The ones on the ladder earn the most, though the foreman never quite specified an amount. In all, I counted about 60 workers, all of whom began working around 6am. When I finally filmed them, it was already 5pm; they had been working non-stop since the morning.
The easy way to describe the scene is to call the workers a well-oiled machine. To do so, though, would belittle the artistry of their movements. Machines are clean and efficient, but lack the flavor of personality that defines humanity. Periodically the workers broke out into songs, Kreyol-language work hymns interrupted by the occasional shouting from one end of the work site to the other. It was like watching a vertical chain gang, each person perfectly in tune to the one below him as they passed buckets up to the men on the roof. Young or old they remained fluid; they dropped not a single bucket.
Reconstruction in Haiti is a hot button issue, due to the global attention placed on the country after the January 2010 earthquake. Everyone asks where’s the reconstruction, why is the rubble still on the streets, and generally why Haiti still seems like it’s in post-disaster mode. The answers to these questions are complex, and require far more nuance than those who ask them typically would like to hear. A casual drive through Port-au-Prince and it’s easy to draw no discernment between buildings damaged from the earthquake and those that were never finished beforehand. Still, the fact is that there is much to do to bring Port-au-Prince up to its full potential, and reconstruction is a central component of that process.

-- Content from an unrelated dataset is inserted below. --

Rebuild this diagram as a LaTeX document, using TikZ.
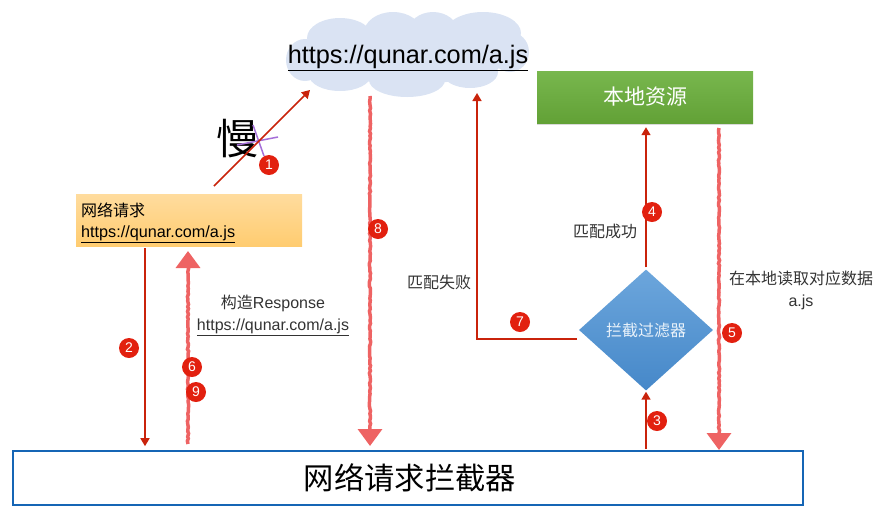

And so the question often arises, how does one rebuild Haiti? I think for many of us looking on the outside in (and I do consider myself an outsider though I’ve lived here for a year now), we would like the process to be similar to what we observe in our home countries: an investor decides to build somewhere, the land is cleared, the building goes up, on to the next one. In Haiti, the obstacles to the flow of that process are numerous.
Who owns the land? Do we have enough cement? Seriously, who owns the land? Do we have permission from the government to build yet? Ok, but who really owns the land? What about taxes, have we taken care of that? Oh, so we don’t know who owns the land?
And so forth and so forth.
One thing that is constant in construction in Haiti is the workforce. There is a limitless supply of laborers, Haitians who are able and willing to work hard. I won’t glamorize the situation and say that Haitian men are lined up with hammers and cement mixers, waiting for a chance to rebuild their country and proceed to glory. No, the reality of the situation is gritty. These men are unemployed and will work all day for a few hundred goudes (a few dollars USD) to take home to their families. Nonetheless their strength is immeasurable.
The scene described in the beginning of the article takes place near my house, a modest middle-income neighborhood in Port-au-Prince. I spoke to the foreman (who may not in fact be the foreman, but was the only man there not working and the only person with not a speck of cement on him; also, he wore a fancy hat) who explained that the owner of the hotel up the road was expanding his enterprise and building a set of apartment buildings. When would all this be finished? By March, he assured. I looked at him incredulously. The only piece of equipment in sight was a cement mixer. Aside from this and a few dozen shovels and hammers, the five dozen workers labored entirely by hand.
March? Are you sure? Yet he remained emphatic. Yes, it will be done. The caveat, though, is that they would only pursue this deadline if the owner saw potential tenants in the pipeline. I then pointed to a similar half-finished apartment complex not two buildings away. In a year’s time, I had never seen a single day of construction take place. Yet, in a matter of months the workers at this site had halfway finished the project. What happened? Ah, the owner ran out of money, he speculated. Construction in Haiti is nuanced indeed.
As precarious as the situation on the ground might be, though, the workers remain constant. When they finished their days work, several of the workers began chanting and dancing. My kreyol isn’t fantastic, but it was a song celebrating the things they don’t have in life. At one point they surrounded me and began pointing at my hair and chanting. Dreadlocks? I aint got none! Dreadlocks? I aint got none! I enjoyed this song.
I hope to see more construction while I’m in Haiti. It’s inspiring. While the process behind it may not move as fast as anyone would like to see, when you do get a chance to see Haitians at work building their country, brick by brick (or rather, bucket by bucket of cement), tirelessly and eager for the next day, well, it gives you an appreciation of what Haiti can be and ultimately is: excellence.